McCulloch’s the prosecutor, it stays in his hands. With an indictment, he takes the case to trial. If the evidence is weak or contradictory, or if there’s a good defense, he runs the risk of losing. How does a losing prosecutor look come election time.
Earlier today on CNN (I think) Rudy Giuliani said that were he the prosecutor he’d have not pressed charges because there was no evidence of probable cause and no chance that a prosecutor could secure a conviction.
He added that there was a lot of perjury and it took time for the grand jury to get to the truth. That would kill the prosecution at trial where the standard is reasonable doubt.
Taking it to a jury and losing would have been just as bad.- or worse. That is what the prosecutor did in the Martin case in Florida and she was ripped to shreds in the media for it.
He did the only thing he could in the situation where he didn’t believe he could win at trial.
I wish you folks would quit referring to the burning of couches. My Mrs. from WV is quite offended.
I think crusaders burned ottomans if your Mrs. from WV finds that less disturbing.
Nicely played!
Where is the “like” button when you need it?
Thanks!
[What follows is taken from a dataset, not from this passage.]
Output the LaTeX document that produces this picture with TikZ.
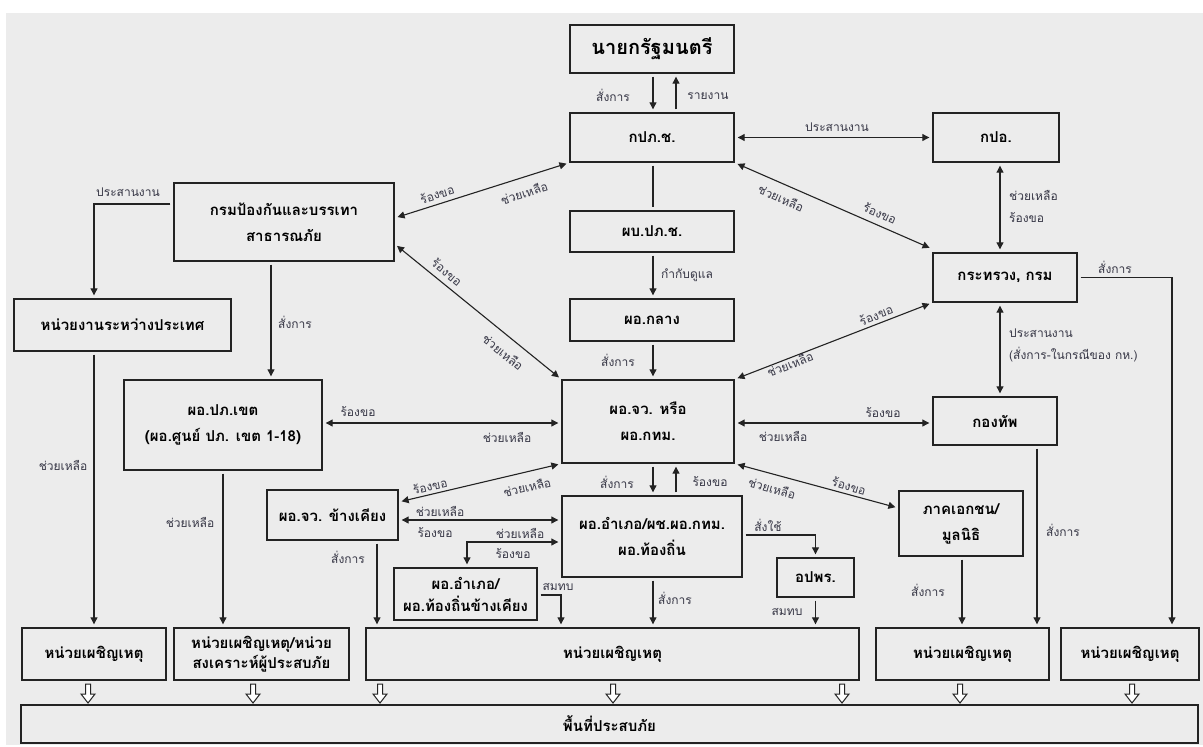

Bear in mind that I spared you sensitive folks on Brad’s blog the alternative response, referencing former Speaker Pelosi’s declaration regarding ObamaCare, that “We have to pass it to see what’s in it.” The same applies to a stool sample…
Actually, as my dogs can attest, no, you don’t, but it’s a lot less comfortable the other way…
One that occurs to me: If Wilson had had a partner in the car with him, which was once standard practice (until we became focused on cost-cutting), then Brown (assuming he acted in the way Wilson described) probably could have been subdued without need for deadly force and there likely wouldn’t have been an incident or violence or … well, anything.
I think some cities still have cops with partners. At least they do on Law & Order – so it has to be close to true.
I’ve always had the impression that we didn’t go for two cops in a car down South because cars are cheaper than people.
Maybe we see them on TV because cops in New York and L.A. (and how often do we see cop shows and films set anywhere else?) have strong unions.
Also, think about how much more boring it would be to watch a cop by himself in a car. Who would want to watch THAT on TV?
A movie like “End of Watch” would have been pointless. You need a partner there to care about the protagonist — so that you’ll care about him, too….
An uncle of mine served with the Greenville Police Department for some 30 years. As far as I know, he always had a partner while out on patrol — except maybe very early on when he walked a foot-patrol beat downtown. And back then (we’re talking 1960s here), there was a small police sub-station (a large booth on the sidewalk just off Main Street) with 2-3 other policemen on duty. So nobody was ever entirely alone.
I think we see pairs on TV because it is a lot easier to have conversations with two in a car.
The Netflix TV show Traffic Light based on an Israeli one, gets around that by having the characters talk on the hands-free option in their cars to other characters.